Dataset items
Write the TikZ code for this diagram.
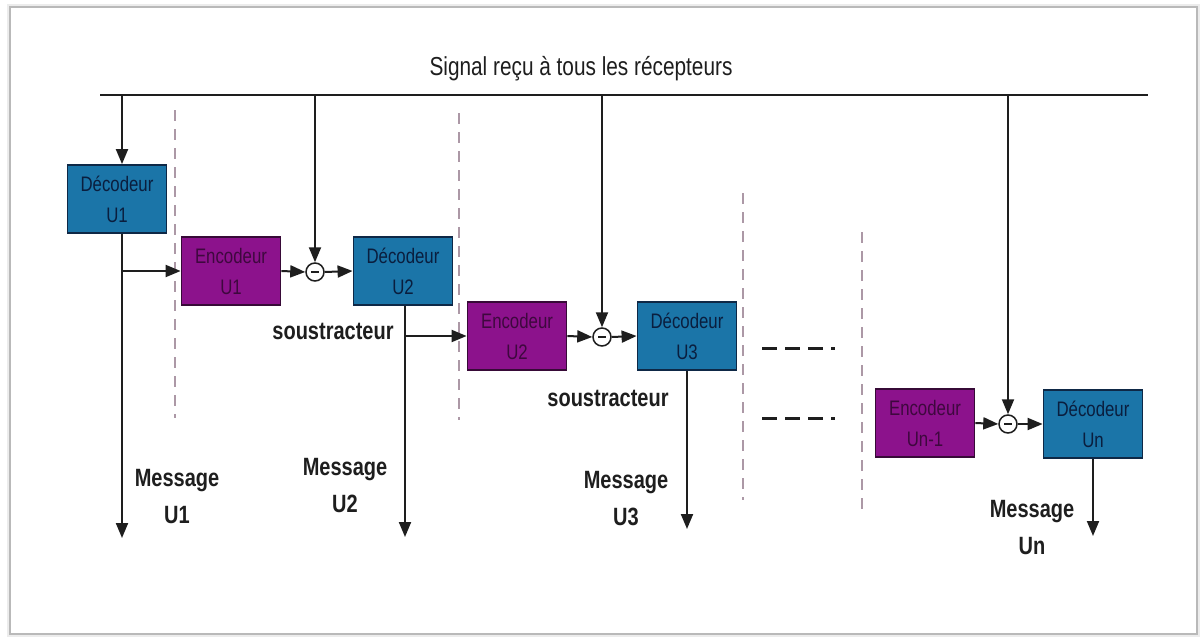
\documentclass[tikz,border=0pt]{standalone}
\usepackage{fontspec}
\setmainfont{Liberation Sans}[FakeStretch=0.8]
\usetikzlibrary{arrows.meta}

\definecolor{decblue}{RGB}{27,117,168}
\definecolor{decline}{RGB}{14,40,70}
\definecolor{dectext}{RGB}{10,30,62}
\definecolor{encpurple}{RGB}{140,18,140}
\definecolor{encline}{RGB}{55,10,55}
\definecolor{enctext}{RGB}{62,8,62}
\definecolor{wirec}{RGB}{30,30,30}
\definecolor{sepc}{RGB}{172,152,166}
\definecolor{labelc}{RGB}{30,30,30}

\begin{document}
\begin{tikzpicture}[x=1pt,y=-1pt,
  dec/.style={draw=decline, line width=1.8pt, fill=decblue, text=dectext,
    minimum width=99pt, minimum height=68pt, inner sep=0pt, align=center,
    font=\fontsize{21}{31}\selectfont},
  enc/.style={dec, draw=encline, fill=encpurple, text=enctext},
  wire/.style={line width=2pt, draw=wirec},
  arr/.style={wire, -{Triangle[length=15pt,width=12pt]}},
  sub/.style={circle, draw=wirec, line width=1.5pt, fill=white,
    minimum size=18pt, inner sep=0pt,
    path picture={\draw[line width=1.4pt, wirec]
      ([xshift=-4pt]path picture bounding box.center) --
      ([xshift=4pt]path picture bounding box.center);}},
  sep/.style={line width=1.5pt, draw=sepc, dash pattern=on 11pt off 8pt},
  etc/.style={line width=3pt, draw=wirec, dash pattern=on 15pt off 8pt},
  lbl/.style={font=\fontsize{26}{37}\selectfont, align=center, text=labelc},
  tag/.style={lbl, font=\bfseries\fontsize{25}{37}\selectfont}]

% page and frame
\fill[white] (0,0) rectangle (1202,637);
\useasboundingbox (0,0) rectangle (1202,637);
\draw[gray!15, line width=4pt] (9,6) rectangle (1198,635);
\draw[gray!55, line width=1.2pt] (10,7) rectangle (1197,634);

% title and common signal bus
\node[lbl] (title) at (581,69) {Signal reçu à tous les récepteurs};
\coordinate (busL) at (100,95);
\coordinate (busR) at (1148,95);
\draw[wire] (busL) -- (busR);

% user separators
\draw[sep] (175,110) -- (175,418);
\draw[sep] (459,113) -- (459,420);
\draw[sep] (743,193) -- (743,500);
\draw[sep] (862,232) -- (862,512);

% blocks
\node[dec] (d1) at (117,199) {Décodeur\\U1};
\node[enc] (e1) at (231,271) {Encodeur\\U1};
\node[sub] (s1) at (315,272) {};
\node[dec] (d2) at (403,271) {Décodeur\\U2};
\node[enc] (e2) at (517,336) {Encodeur\\U2};
\node[sub] (s2) at (602,337) {};
\node[dec] (d3) at (687,336) {Décodeur\\U3};
\node[enc] (en) at (925,423) {Encodeur\\Un-1};
\node[sub] (sn) at (1008,424) {};
\node[dec] (dn) at (1093,424) {Décodeur\\Un};

% taps on the bus
\coordinate (j1) at (122,95);
\coordinate (j2) at (315,95);
\coordinate (j3) at (602,95);
\coordinate (j4) at (1008,95);
\draw[arr] (j1) -- (j1 |- d1.north);
\draw[arr] (j2) -- (s1.north);
\draw[arr] (j3) -- (s2.north);
\draw[arr] (j4) -- (sn.north);

% stage 1
\coordinate (m1) at (122,538);
\coordinate (b1) at (122,271);
\draw[arr] (d1.south -| m1) -- (m1);
\draw[arr] (b1) -- (e1.west);
\draw[arr] (e1.east) -- (s1.west);
\draw[arr] (s1.east) -- (d2.west);

% stage 2
\coordinate (m2) at (405,537);
\coordinate (b2) at (405,336);
\draw[arr] (d2.south -| m2) -- (m2);
\draw[arr] (b2) -- (e2.west);
\draw[arr] (e2.east) -- (s2.west);
\draw[arr] (s2.east) -- (d3.west);

% stage 3
\coordinate (m3) at (687,529);
\draw[arr] (d3.south -| m3) -- (m3);

% continuation marks
\coordinate (g1a) at (762,348); \coordinate (g1b) at (835,348);
\coordinate (g2a) at (762,418); \coordinate (g2b) at (835,418);
\draw[etc] (g1a) -- (g1b);
\draw[etc] (g2a) -- (g2b);

% last stage
\coordinate (mn) at (1093,536);
\draw[arr] (en.east) -- (sn.west);
\draw[arr] (sn.east) -- (dn.west);
\draw[arr] (dn.south -| mn) -- (mn);

% labels
\node[tag] (sl1) at (333,331) {soustracteur};
\node[tag] (sl2) at (608,398) {soustracteur};
\node[tag] (ml1) at (177,497) {Message\\U1};
\node[tag] (ml2) at (345,486) {Message\\U2};
\node[tag] (ml3) at (626,499) {Message\\U3};
\node[tag] (mln) at (1032,528) {Message\\Un};
\end{tikzpicture}
\end{document}
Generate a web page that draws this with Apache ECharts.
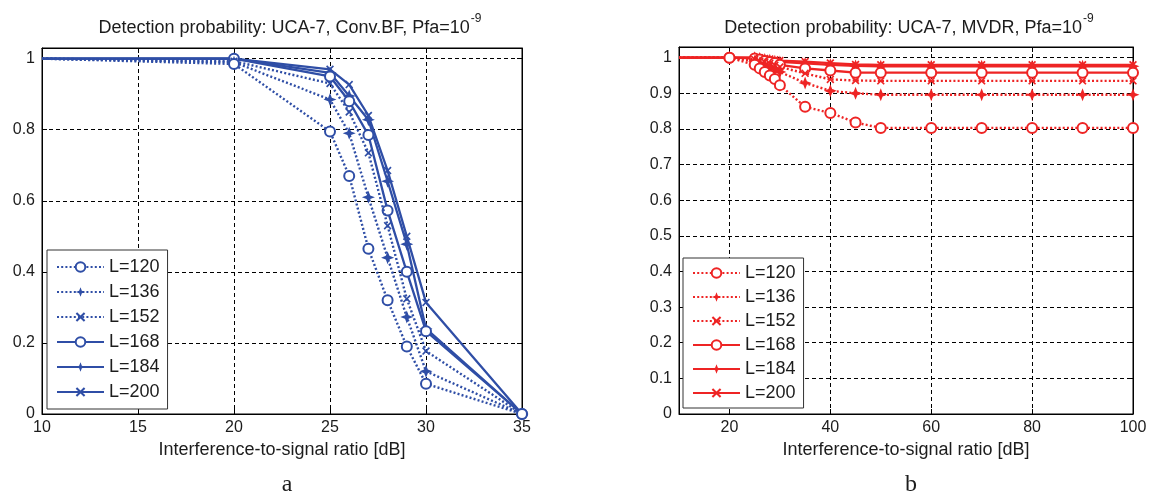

**WHAT IS EXPECTED**
The records are above. How many lines in them contain the word "page"? Give the number alone.

**TASK ANSWER**
2